Ever watched the Winter Olympics and thought ‘I could do that’? Honestly, we all have, but it’s rarely said with any conviction given the talent required to compete in the Games whether it be soaring through the skies in the snowboard Big Air competition or hurtling down the bobsleigh run at 80mph with your face scraping the ice beneath millimetres beneath you.
But in Elizabeth Swaney, an American skier competing for Hungary in Pyeongchang, the public suddenly have a new hero that has proven anyone can achieve their dream if they go about the right way of reaching it.
The 33-year-old finished Monday’s ski halfpipe qualifiers in last, and it was the sight of her rocking back and forth on the snow, not performing any tricks and achieving minimal air off the ramp, that captured the eye of those watching.
Was this the wrong person? Had Swaney been replaced at short notice by a complete stranger who had never skied before and everyone forgot to tell the commentators?
No, it was Swaney alright. She reached the 2018 Winter Olympics through a combination of cunning, awareness and exploitation of a sheer lack of female halfpipe skiers. Qualification for the Olympics involves achieving a certain number of top-30 World Cup finishes, and Swaney ensured she achieved 13 of them by simply turning up and competing at events where there were fewer than 30 athletes competing.
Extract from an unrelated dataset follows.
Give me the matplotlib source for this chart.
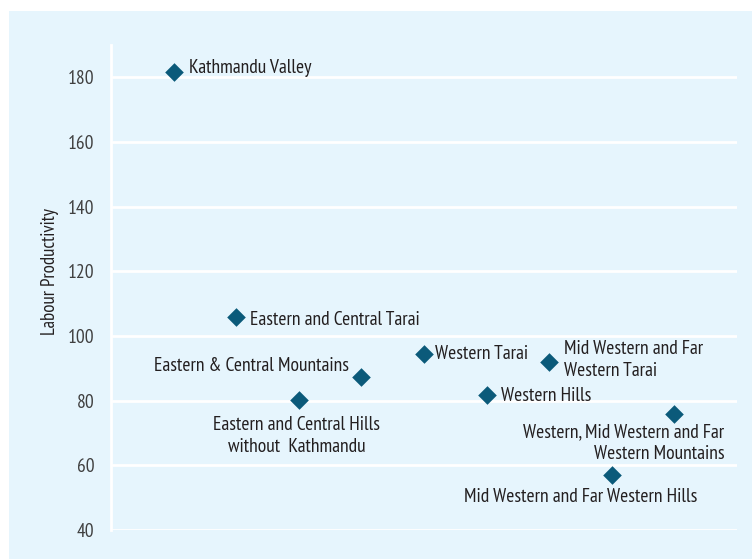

Despite finishing in an unsurprising last place on Monday and failing to reach Tuesday's final, Swaney quickly became an overnight social media sensation, as you can see below.
In every event, Swaney finished either last or within a couple of places of last. At last December’s World Cup in China, a depleted field allowed Swaney to finish 13th out of 15 competitors due to the sport’s biggest names competing at the Grand Prix at Copper Mountain and the Dew Tour at Breckenridge. By ensuring that she did not crash, Swaney achieved enough finishes to qualify for the Olympics and have her moment in the limelight.
Becoming the first person to represent Hungary in skiing, Swaney hopes that her presence in Pyeongchang will help inspire a new generation. “I want to inspire others in Hungary and the world to become involved in freestyle skiing,” she said. “Maybe perhaps I’m the bridge to those who want to get started in the life of freestyle skiing and I want to show people that, yeah, it’s possible to get involved in freestyle skiing through a variety of backgrounds.”
But she could be the first and last to exploit the qualification system in such a way. FIS ski halfpipe judge Steele Spence has confirmed that plans are already in place to alter the qualification process, and while Swaney would not have made the Games had she crashed, the bar set for athletes to compete at the Winter Olympics looks set to be raised.
“The field is not that deep in the women’s pipe and she went to every World Cup, where there were only 24, 25, or 28 women,” said Spence. “She would compete in them consistently over the last couple years and sometimes girls would crash so she would not end up dead last. There are going to be changes to World Cup quotas and qualifying to be eligible for the Olympics. Those things are in the works so technically you need to qualify up through the system.”
The head judge of the freeskiing competitions in Pyeongchang, Philippe Belanger, added: “We will make the points a bit higher. So in that case you are going to need a better placement in each World Cup, to not just make it to the Games but to stay on the World Cup circuit.”